Goodling Institute guiding William Penn Foundation literacy initiative

The William Penn Foundation is funding a family literacy initiative in Philadelphia and the Goodling Institute for Research in Family Literacy, in Penn State’s College of Education, has had a key, collaborative role in the multi-program endeavor.

The Goodling Institute provides national leadership promoting the value of family literacy for adults and children, while also supporting program improvement through research and its application to practice and professional development.

Carol Clymer Credit: Penn StateCreative Commons

Carol Clymer, co-director of the Goodling Institute for Research in Family Literacy and the Institute for the Study of Adult Literacy in the College of Education, cited the foundation’s mission as helping to improve access to high-quality education for children from low-income families, ensuring a sustainable environment, fostering creative communities that enhance civic life and advancing philanthropy in the Greater Philadelphia region.

The Goodling Institute was awarded a three-year grant worth nearly $500,000 to evaluate the project and provide professional development and technical assistance to the family literacy programs.

“We haven't analyzed all of the data yet and we won't until the entire study is over,” Clymer said. “The William Penn foundation is very interested in the findings; they're the ones who funded the programs in Philadelphia and they want to see if this does help families.
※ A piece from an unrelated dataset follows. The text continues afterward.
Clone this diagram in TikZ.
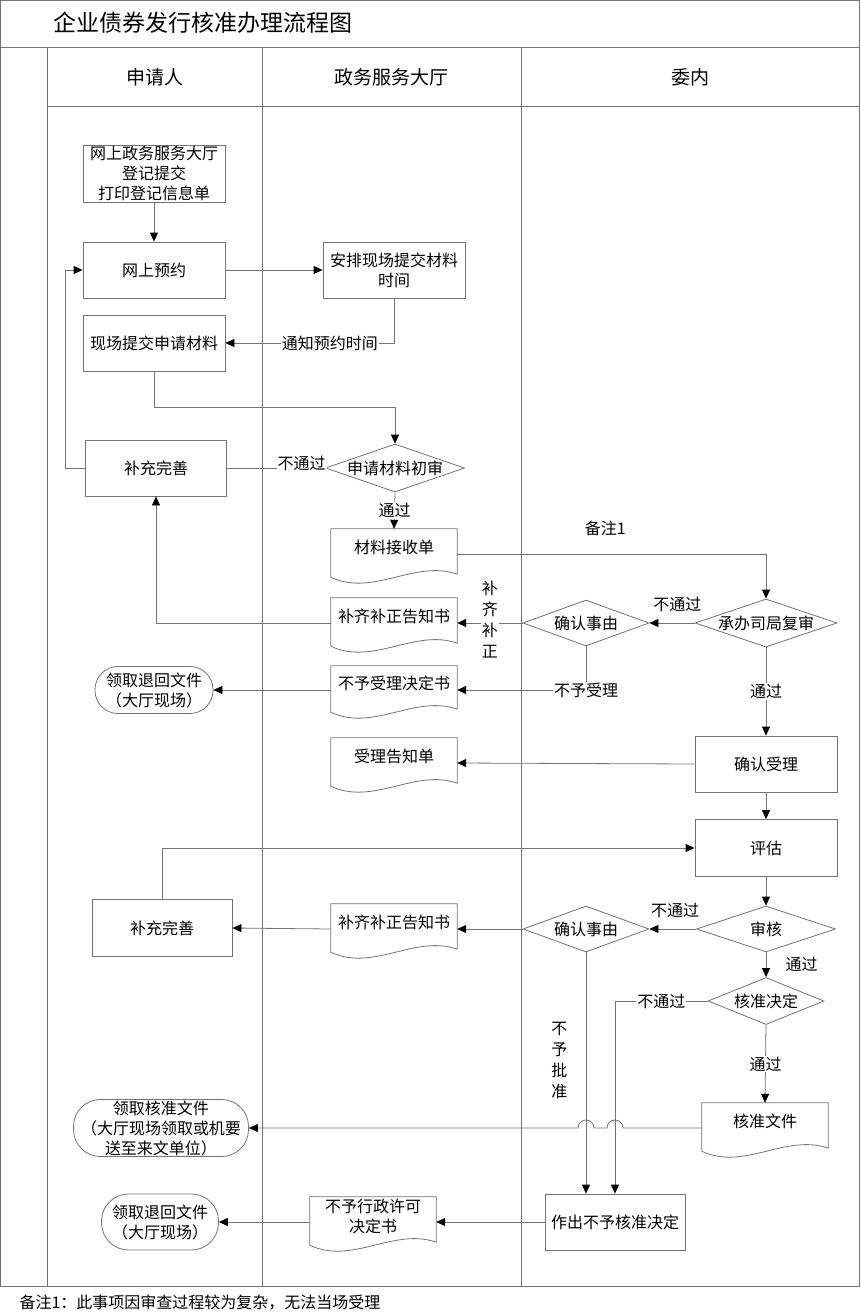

This is the kind of research work that we do at the Goodling Institute.” 

Research has found that education opportunities of families are improved by integrating learning opportunities for early childhood, adult education and parent-child activities into one program. The William Penn Foundation (WPF) funded five family literacy programs in the Philadelphia area. One of them is Supporting Older Women’s Network. 

“Essentially, it's a community-based organization in Philadelphia that supports grandparents who have custody of their grandchildren. They're doing a family literacy program,” Clymer explained, with the goal of assisting grandparents to increase educational opportunities for their grandchildren.

She said grandparents caring for children need support because they haven’t been parents for a while, and having help to support their grandchildren’s education, particularly connecting to schools, has been a positive outcome. “Grandparents are also very interested in learning about parent education and about increasing their digital literacy skills to so that they can be more effective in that way,” Clymer said.

“What’s common to all five of these programs is to help the adults — the parents or the caregivers in the program — to raise their language or their reading skills or to work toward a High School Equivalency Certificate (GED) with English as a Second Language classes, adult basic education classes or GED classes.”

Another component, Clymer said, is parent education instruction. “Programs are really trying to help the parents, or caregivers, learn about the educational development of their children, so that they read to them more and so that they do things at home that are fun,” she said. “And in this environment where parents are at home with their [school age] children all the time and are having to help them with school just like teachers do, the family literacy program has been a real godsend for parents.”

Clymer added that adults in family literacy programs often have low socio-economic status or have not finished school themselves, or they are immigrant parents trying to learn English. “Helping them navigate school has been very helpful and that's something that is done in the Philadelphia programs funded by William Penn Foundation programs,” she said.

Clymer said the Indochinese American Council also helps deliver the family literacy program in immigrant neighborhoods across the city by working with Head Start programs through KenCrest, which provides educational services to children and families in Philadelphia.

KenCrest also is one of the grantees and works with other programs in the city to provide the adult education component for the initiative. “KenCrest is structuring the parent education and parent-child activities around the national Raising A Reader program,” Clymer said.

Center for Literacy is another family literacy program in the project that serves immigrant families with limited English proficiency, while also helping their young children succeed in school. The program helps to build confidence and knowledge about supporting their children’s learning.

The final family literacy program in the initiative is the Southeast Asian Mutual Assistance Association Coalition. This program serves a variety of immigrant and refugee groups, according to Clymer, such as Burmese, Chinese and Nepali.

Clymer said that the Goodling Institute is doing an evaluation of the Family Literacy Initiative in Philadelphia. Information is gathered when the families enter the program, including how much interaction the parents have with their children, how much they are reading, singing or telling stories together, as well as the digital literacy in the home. Throughout the course of the project, additional information will be collected about children’s progress in school and weekly home activities. 

“With the schools we’re trying to get data about the children's progress in school from the early childhood program to see if they are increasing their reading, how they're doing in their elementary school classes and if they're progressing or if behavior is changing or if there's less absenteeism.”

Clymer said because of COVID-19 they haven't been able to collect some of that data from the schools this year. "We're hoping to pick it up again now as all the programs have resumed operation," she said.